#### Problem to work on:
Leave the pictures out and retype the lines from the beginning through the line with "(h5) at (833,29)", both ends included.

#### Data extract:
>>

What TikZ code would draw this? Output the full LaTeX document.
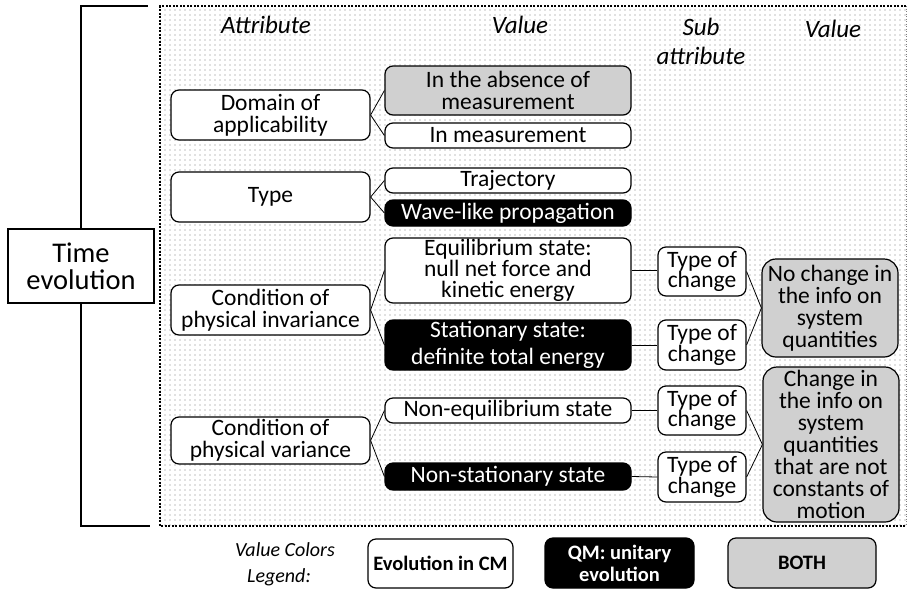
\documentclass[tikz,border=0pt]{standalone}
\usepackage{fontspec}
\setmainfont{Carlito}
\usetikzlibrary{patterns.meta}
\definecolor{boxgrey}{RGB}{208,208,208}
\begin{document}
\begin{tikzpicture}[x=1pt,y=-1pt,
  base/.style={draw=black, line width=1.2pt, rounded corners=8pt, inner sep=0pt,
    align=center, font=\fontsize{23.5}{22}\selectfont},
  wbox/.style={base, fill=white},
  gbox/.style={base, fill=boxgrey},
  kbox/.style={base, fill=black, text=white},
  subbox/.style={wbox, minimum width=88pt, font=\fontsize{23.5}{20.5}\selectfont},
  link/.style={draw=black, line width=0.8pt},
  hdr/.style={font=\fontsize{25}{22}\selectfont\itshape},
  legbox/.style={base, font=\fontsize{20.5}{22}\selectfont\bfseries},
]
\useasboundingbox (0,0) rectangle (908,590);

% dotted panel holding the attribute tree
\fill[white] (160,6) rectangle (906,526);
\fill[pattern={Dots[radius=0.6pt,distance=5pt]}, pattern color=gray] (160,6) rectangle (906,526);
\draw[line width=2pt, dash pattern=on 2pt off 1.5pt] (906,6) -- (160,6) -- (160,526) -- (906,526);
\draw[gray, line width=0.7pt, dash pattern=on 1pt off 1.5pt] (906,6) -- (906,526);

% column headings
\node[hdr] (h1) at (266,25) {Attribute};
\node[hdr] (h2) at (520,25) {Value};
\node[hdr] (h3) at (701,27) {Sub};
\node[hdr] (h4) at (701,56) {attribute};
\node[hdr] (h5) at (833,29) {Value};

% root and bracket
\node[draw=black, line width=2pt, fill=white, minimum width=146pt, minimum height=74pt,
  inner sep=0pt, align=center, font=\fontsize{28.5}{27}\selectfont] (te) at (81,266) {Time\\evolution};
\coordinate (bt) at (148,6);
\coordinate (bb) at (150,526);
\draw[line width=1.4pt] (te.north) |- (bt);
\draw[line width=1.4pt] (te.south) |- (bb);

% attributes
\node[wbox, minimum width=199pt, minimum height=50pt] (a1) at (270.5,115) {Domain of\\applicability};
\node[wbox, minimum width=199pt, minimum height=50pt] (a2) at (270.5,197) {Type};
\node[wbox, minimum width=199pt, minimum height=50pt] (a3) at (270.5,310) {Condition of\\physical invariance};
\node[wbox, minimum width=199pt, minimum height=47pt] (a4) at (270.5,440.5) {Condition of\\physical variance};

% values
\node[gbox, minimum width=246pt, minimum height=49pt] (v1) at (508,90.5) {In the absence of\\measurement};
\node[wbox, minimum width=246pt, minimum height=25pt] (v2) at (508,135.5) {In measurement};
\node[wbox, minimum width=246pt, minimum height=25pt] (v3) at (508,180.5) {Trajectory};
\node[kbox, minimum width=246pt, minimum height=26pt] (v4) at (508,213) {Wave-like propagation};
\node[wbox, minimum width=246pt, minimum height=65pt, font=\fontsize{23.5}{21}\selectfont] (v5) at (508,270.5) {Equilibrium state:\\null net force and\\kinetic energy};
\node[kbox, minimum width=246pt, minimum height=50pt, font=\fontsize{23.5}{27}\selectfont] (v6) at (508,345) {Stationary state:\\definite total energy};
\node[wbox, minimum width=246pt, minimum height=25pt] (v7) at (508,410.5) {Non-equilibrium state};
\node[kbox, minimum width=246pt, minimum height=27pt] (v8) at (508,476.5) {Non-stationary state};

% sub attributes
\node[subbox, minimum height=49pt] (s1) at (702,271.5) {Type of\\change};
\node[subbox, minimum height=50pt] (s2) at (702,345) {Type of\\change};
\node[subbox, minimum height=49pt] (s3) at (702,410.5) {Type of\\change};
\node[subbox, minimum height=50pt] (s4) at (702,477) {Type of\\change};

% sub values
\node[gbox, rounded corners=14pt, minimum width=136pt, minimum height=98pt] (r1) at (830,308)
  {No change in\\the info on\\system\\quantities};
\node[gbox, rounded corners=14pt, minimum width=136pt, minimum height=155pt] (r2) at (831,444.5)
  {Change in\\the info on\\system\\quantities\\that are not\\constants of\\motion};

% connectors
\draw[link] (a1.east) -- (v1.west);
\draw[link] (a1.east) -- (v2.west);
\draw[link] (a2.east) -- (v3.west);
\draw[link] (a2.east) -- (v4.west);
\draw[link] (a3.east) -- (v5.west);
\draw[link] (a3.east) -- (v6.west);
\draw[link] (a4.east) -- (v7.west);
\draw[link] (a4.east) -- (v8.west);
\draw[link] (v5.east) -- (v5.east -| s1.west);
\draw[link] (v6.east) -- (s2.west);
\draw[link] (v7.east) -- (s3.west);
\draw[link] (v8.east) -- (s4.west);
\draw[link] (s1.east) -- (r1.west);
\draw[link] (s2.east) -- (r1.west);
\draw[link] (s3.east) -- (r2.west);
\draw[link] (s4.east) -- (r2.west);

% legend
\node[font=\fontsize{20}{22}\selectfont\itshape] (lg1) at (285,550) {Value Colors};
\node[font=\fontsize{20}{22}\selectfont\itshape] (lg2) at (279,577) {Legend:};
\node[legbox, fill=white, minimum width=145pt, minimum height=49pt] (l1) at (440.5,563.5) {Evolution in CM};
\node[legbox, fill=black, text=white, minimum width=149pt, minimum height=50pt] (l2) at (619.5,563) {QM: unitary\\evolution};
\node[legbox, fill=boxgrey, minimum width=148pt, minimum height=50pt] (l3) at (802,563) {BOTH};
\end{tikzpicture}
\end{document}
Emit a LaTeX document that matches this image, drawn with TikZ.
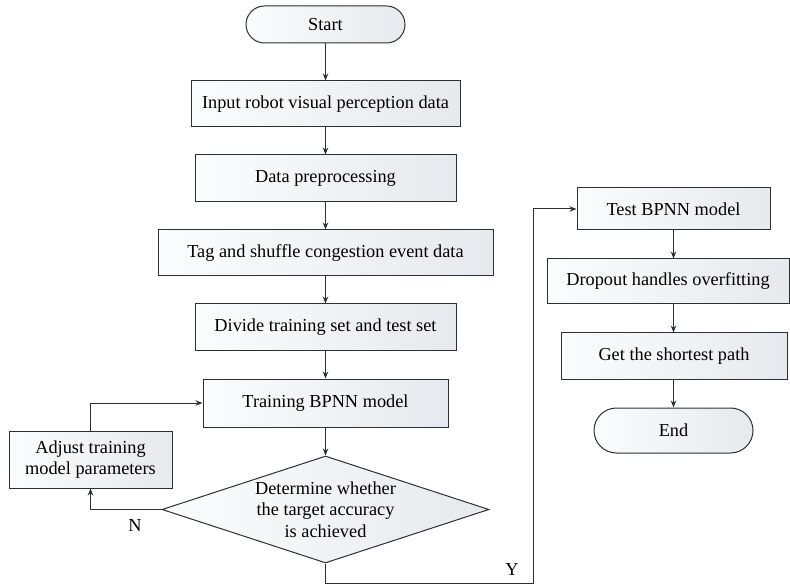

<<

#### Solution for this exercise:
What TikZ code would draw this? Output the full LaTeX document.
\documentclass[tikz,border=0pt]{standalone}
\usepackage{fontspec}
\setmainfont{Carlito}
\usetikzlibrary{patterns.meta}
\definecolor{boxgrey}{RGB}{208,208,208}
\begin{document}
\begin{tikzpicture}[x=1pt,y=-1pt,
  base/.style={draw=black, line width=1.2pt, rounded corners=8pt, inner sep=0pt,
    align=center, font=\fontsize{23.5}{22}\selectfont},
  wbox/.style={base, fill=white},
  gbox/.style={base, fill=boxgrey},
  kbox/.style={base, fill=black, text=white},
  subbox/.style={wbox, minimum width=88pt, font=\fontsize{23.5}{20.5}\selectfont},
  link/.style={draw=black, line width=0.8pt},
  hdr/.style={font=\fontsize{25}{22}\selectfont\itshape},
  legbox/.style={base, font=\fontsize{20.5}{22}\selectfont\bfseries},
]
\useasboundingbox (0,0) rectangle (908,590);

% dotted panel holding the attribute tree
\fill[white] (160,6) rectangle (906,526);
\fill[pattern={Dots[radius=0.6pt,distance=5pt]}, pattern color=gray] (160,6) rectangle (906,526);
\draw[line width=2pt, dash pattern=on 2pt off 1.5pt] (906,6) -- (160,6) -- (160,526) -- (906,526);
\draw[gray, line width=0.7pt, dash pattern=on 1pt off 1.5pt] (906,6) -- (906,526);

% column headings
\node[hdr] (h1) at (266,25) {Attribute};
\node[hdr] (h2) at (520,25) {Value};
\node[hdr] (h3) at (701,27) {Sub};
\node[hdr] (h4) at (701,56) {attribute};
\node[hdr] (h5) at (833,29) {Value};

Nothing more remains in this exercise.